Pengembangan juga dilakukan seiring dengan kemajuan teknologi penerbangan. Kini, ada banyak jenis pesawat P-3 Orion.
Generasi P-3A mulai digunakan tahun 1962. P-3 Orion generasi ini telah dilengkapi dengan sensor elektronik, terpedo, dan sonobuoy. Operasi dengan P-3A berlangsung selama 8-10 jam.
P-3A Orion bisa memuat 11 kru. Ada 3 pilot, 2 insinyur penerbangan, operator radio, teknisi, empat operator sensor, koordinator taktis, dan navigator.
Pada tahun 1964, Lockeed-Martin kemudian mengembangkan P-3B yang digunakan pertama kali oleh Selandia Baru.
Beberapa pengembangannya antara lain tak adanya injeksi air dan kapasitas untuk menembakkan Bullpup. Pada tipe P-3B, jumlah kru dipangkas. Satu operator sendor dihilangkan.
Pada tahun 1968 kemudian muncul P-3C Orion.

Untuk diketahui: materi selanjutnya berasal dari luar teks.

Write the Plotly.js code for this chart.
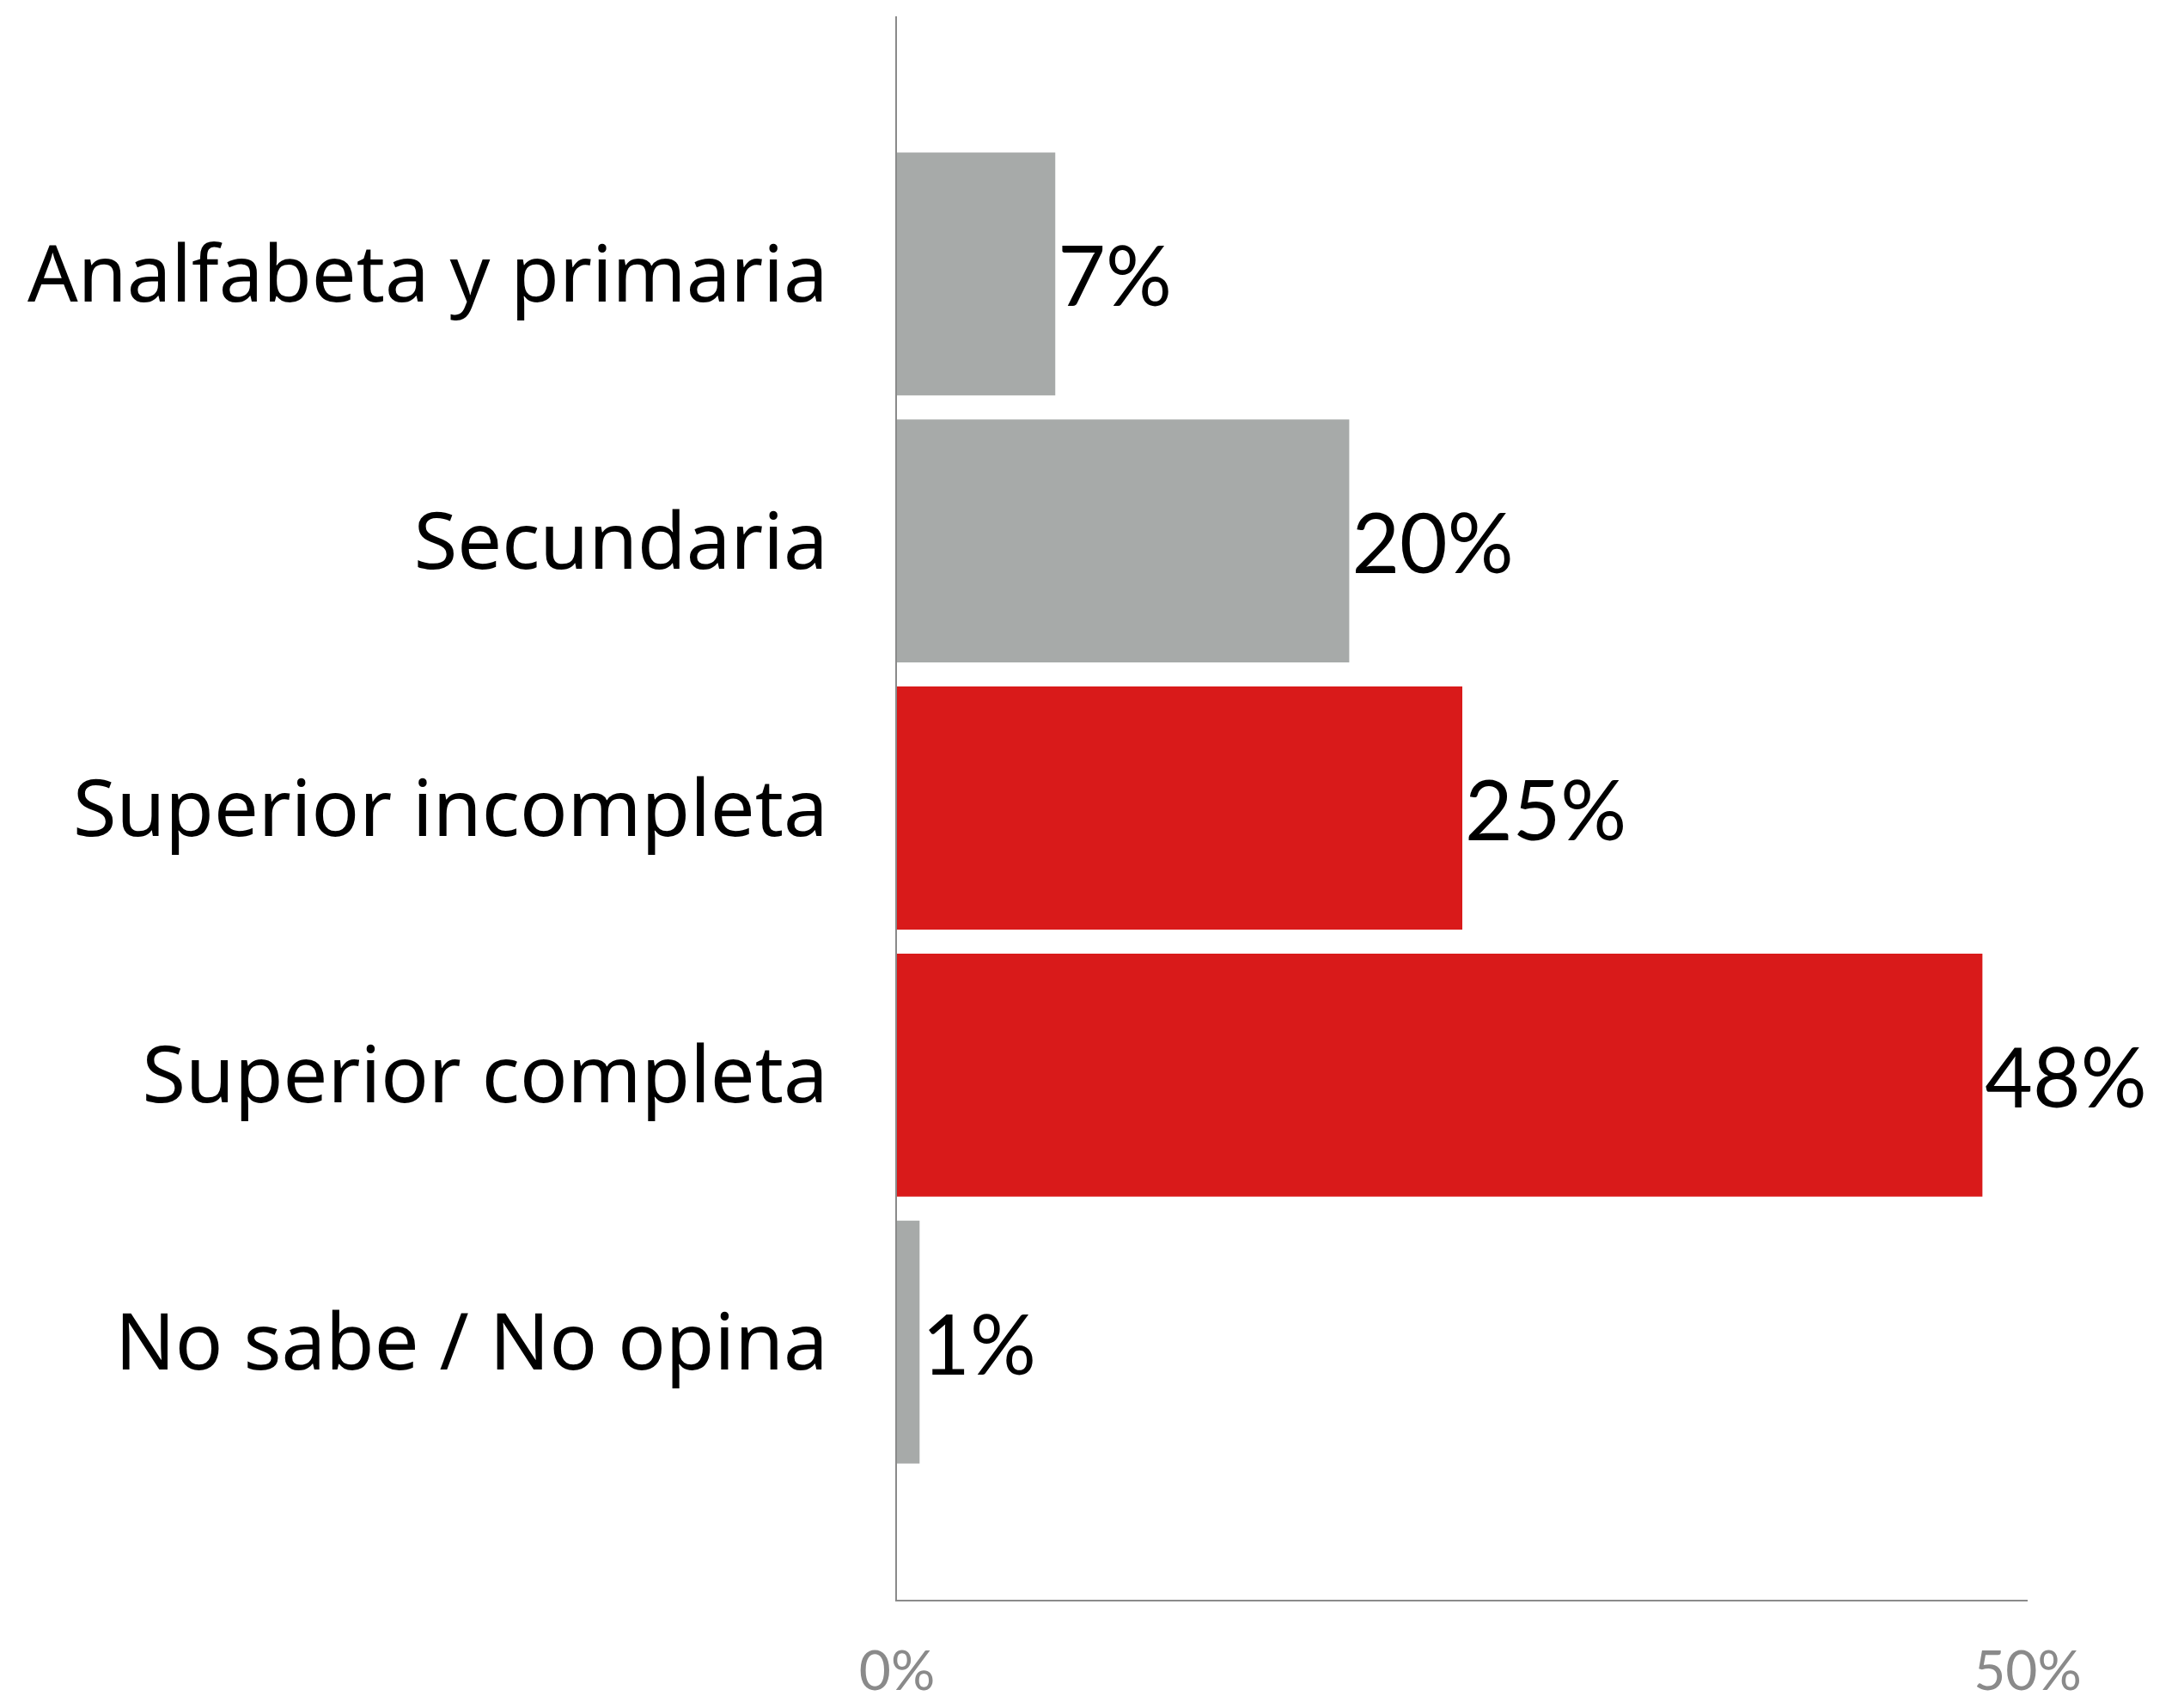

Generasi ini telah dilengkapi dengan radar terbaru, low light television (LLTV), dan sistem deteksi inframerah (IRDS).
Pengembangan paling canggih pada P-3C adalah sistem sensor dan taktis yang terintegrasi dengan Univac CP-901 Digital Computer.
Banyak jenis P-3 Orion kemudian muncul karena modifikasi untuk memenuhi kebutuhan masing-masing negara atau lembaga yang menggunakannya.
Contohnya, pesawat WP-3D yang dimodifikasi untuk memenuhi kebutuhan Badan Administrasi Kelautan dan Atmosfer Amerika Serikat (NOAA) guna memantau cuaca dan badai.
Pesawat milik RAAF yang digunakan untuk melacak puing MH370 sendiri adalah AP-3C Orion, digunakan sejak tahun 2002.
Sebagai pesawat yang telah puluhan tahun "mengabdi", P-3 Orion telah memenuhi kebutuhan banyak negara di banyak misi.
Tahun 1990 misalnya, saat perang Irak, Amerika Serikat menggunakan pesawat ini untuk melacak kapal Irak yang menyeberang dari Basra dan Umm Qasar.
P-3 Orion juga digunakan dalam pemantauan selama serangan Amerika Serikat ke Libya. Badan Penerbangan dan Antariksa Amerika Serikat (NASA) juga menggunakan pesawat ini untuk riset.
Pencarian MH370 dengan AP-3C Orion memakan biaya yang tak sedikit. Satu jam operasi, biayanya mencapai Rp 1 triliun rupiah, 10-15 kali lipat lebih tinggi dari pesawat tebar garam.
Secanggih apapun P-3 Orion, ada saatnya perannya bakal tergantikan. US Navy pada tahun 2019 akan mengganti P-3 Orion yang dimilikinya dengan Poseidon 8 produksi Boeing.
Sementara di militer Amerika Serikat perannya bakal tergeser, tak berarti harus mengucapkan selamat tinggal pada pesawat hebat ini. Banyak bangsa masih menggunakannya.